Speaker
Description
The exploration of nucleon structure and electromagnetic transitions from ground state to excited state is a cornerstone of nuclear physics research. Meson electro-production experiments have opened new avenues for investigating these phenomena, particularly in the 12 GeV era at Jefferson Lab with the CLAS12 spectrometer. The $\eta N$ final states, accessible only through isospin $I = 1/2$ resonances, provide a unique tool for studying nucleon excitations. By simplifying the analysis and enabling a cleaner extraction of resonance properties compared to the extensively studied $\pi N$ final states, $\eta$ electro-production offers a complementary approach to unraveling the structure of excited nucleons.
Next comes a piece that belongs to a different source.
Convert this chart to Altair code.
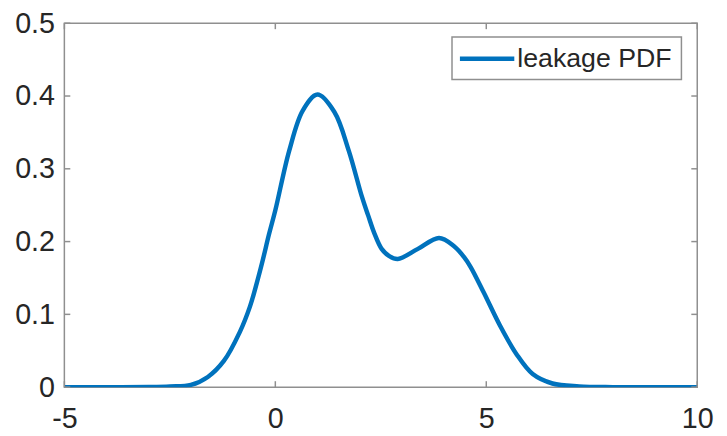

This work presents the first-ever measurement of the beam spin asymmetry (BSA) in exclusive $\eta$ electro-production, covering a previously unexplored kinematic region with $1.6 \leq W \leq 2.2$~GeV. The BSA is extracted from the CLAS12 data using a comprehensive analysis framework that carefully considers the statistical limitations of the data set. The results are compared to predictions from theoretical models, such as the J"{u}lich-Bonn-Washington (JBW) and MAID, as well as compared to previously published cross-section and spin observable results from CLAS, and SLAC. Notably, the extracted BSA exhibits discrepancies with the model predictions, highlighting the potential for refining theoretical descriptions of nucleon resonances and their electromagnetic couplings through the incorporation of these new data. The high-precision data obtained in this previously unmeasured kinematic region now serve as valuable input for refining models.